DECEMBER 16, 1990: The CBS television show Sixty
Minutes, hosted by Morley Safer, and viewed by 30
million Americans, did an expose on the hazards of
mercury amalgams; the host interviewed scientists Lars
Friberg, Fritz Lorscheider, Murray Vimy and Boyd Haley.
The program even exposed the biased attacks by state
dental licensing boards on mercury free, holistic dentists.
The ADA spokesmen squirmed under the pointed questions
of the host.
1993: Its All in Your Head, by Hal Huggins began making
further headway in expanding public awareness of the
amalgam mercury problem.
1993: Anne Sommers, Ph.D., a microbiologist, reported that
the placement of mercury amalgam fillings in monkeys and
in humans causes a major shift in kinds of bacteria found in
intestines. Through natural selection, some bacteria survive
the mercury poison and are mercury resistant. Interestingly,
the mercury resistant were found to have become antibiotic
resistant; Sommers concluded that amalgams tend to
produce more anti-biotic resistant bacteria.
1993, DECEMBER: The largest German manufacturer of
amalgam, Degussa AG, stopped making amalgam.
1994: Sweden announced phase out of amalgam fillings,
starting with pregnant women and children.
1994: Lorscheider, Vimy, Pendergrass and Haley reported
that elemental mercury vapor from amalgam fillings is
toxic to brain neurons. Low-dose mercury causes the
neurofibrillary tangles in the brain – regarded as a key
marker of Alzheimer’s disease.
1994: A human autopsy study on babies who had died of
Sudden Infant Death Syndrome (SIDS) was published by
Drasch and others at the University of Munich in Germany.

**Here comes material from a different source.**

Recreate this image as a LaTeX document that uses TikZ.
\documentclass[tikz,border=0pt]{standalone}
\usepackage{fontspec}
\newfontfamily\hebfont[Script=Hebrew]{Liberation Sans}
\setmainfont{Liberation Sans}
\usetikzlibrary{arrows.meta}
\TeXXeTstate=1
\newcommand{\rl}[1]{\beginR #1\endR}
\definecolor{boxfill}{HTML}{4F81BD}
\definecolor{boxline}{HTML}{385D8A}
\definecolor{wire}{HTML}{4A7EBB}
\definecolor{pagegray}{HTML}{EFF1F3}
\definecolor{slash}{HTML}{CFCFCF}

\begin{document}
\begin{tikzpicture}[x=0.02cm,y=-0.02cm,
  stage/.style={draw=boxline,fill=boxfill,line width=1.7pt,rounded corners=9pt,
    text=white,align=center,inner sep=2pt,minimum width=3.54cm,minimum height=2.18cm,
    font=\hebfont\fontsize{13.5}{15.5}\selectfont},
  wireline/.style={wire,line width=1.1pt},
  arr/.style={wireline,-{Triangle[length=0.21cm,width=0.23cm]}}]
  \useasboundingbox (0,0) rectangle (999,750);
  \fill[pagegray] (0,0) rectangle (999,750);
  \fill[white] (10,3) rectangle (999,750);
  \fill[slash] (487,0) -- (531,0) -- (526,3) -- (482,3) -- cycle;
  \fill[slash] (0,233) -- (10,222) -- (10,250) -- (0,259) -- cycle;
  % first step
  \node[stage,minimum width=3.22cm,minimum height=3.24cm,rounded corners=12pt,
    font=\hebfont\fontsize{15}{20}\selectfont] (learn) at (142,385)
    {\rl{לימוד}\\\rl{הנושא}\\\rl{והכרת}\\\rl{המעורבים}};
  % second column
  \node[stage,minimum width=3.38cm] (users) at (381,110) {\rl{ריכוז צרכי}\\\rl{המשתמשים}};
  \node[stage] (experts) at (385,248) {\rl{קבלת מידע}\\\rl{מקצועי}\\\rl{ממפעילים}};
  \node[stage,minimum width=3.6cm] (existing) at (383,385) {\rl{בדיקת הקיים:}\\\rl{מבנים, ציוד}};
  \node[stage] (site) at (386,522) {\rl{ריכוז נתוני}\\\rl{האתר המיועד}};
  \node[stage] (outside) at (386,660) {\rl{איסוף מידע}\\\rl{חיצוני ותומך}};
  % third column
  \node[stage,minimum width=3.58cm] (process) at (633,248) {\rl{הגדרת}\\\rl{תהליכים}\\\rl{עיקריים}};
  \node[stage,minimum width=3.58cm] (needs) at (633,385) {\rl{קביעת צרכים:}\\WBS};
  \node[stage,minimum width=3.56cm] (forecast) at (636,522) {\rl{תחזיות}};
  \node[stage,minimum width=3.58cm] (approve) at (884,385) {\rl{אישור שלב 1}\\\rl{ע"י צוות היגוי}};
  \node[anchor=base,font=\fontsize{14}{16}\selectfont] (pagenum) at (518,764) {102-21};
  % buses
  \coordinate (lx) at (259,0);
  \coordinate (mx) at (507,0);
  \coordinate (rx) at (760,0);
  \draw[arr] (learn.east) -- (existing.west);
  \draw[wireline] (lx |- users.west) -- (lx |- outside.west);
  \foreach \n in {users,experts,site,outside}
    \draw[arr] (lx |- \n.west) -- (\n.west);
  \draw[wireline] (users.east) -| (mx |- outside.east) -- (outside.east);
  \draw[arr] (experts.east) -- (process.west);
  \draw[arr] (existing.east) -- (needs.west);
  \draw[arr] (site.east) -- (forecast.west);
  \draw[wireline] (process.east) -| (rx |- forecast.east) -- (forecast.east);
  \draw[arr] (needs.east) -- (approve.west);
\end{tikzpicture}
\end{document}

Drasch found a strong correlation between the mercury
levels in the brains and kidneys of the babies and the number
of amalgam fillings in the mother’s teeth. These findings
were confirmed by another autopsy study conducted
in the 1996 by Lutz. These studies showed that mercury
from a mother’s mercury amalgam fillings is typically the
major source of mercury for her unborn child. The German
government then acted to curb the use of amalgams in
children and women of child bearing age.
1995: G. Mark Richardson, Ph.D., released a report for
Health Canada, Canada’s chief health regulatory body,
on mercury exposure from dental amalgam fillings. He
found that amalgams contribute about 50% or more of an
adult’s mercury exposure and present an unacceptable
hazard. Richardson advised Health Canada to ban dental
amalgams; Health Canada did not go that far but in 1996
it established guidelines for dentists discouraging the use
of amalgams in children, pregnant women, people with
kidney disorders and other vulnerable people.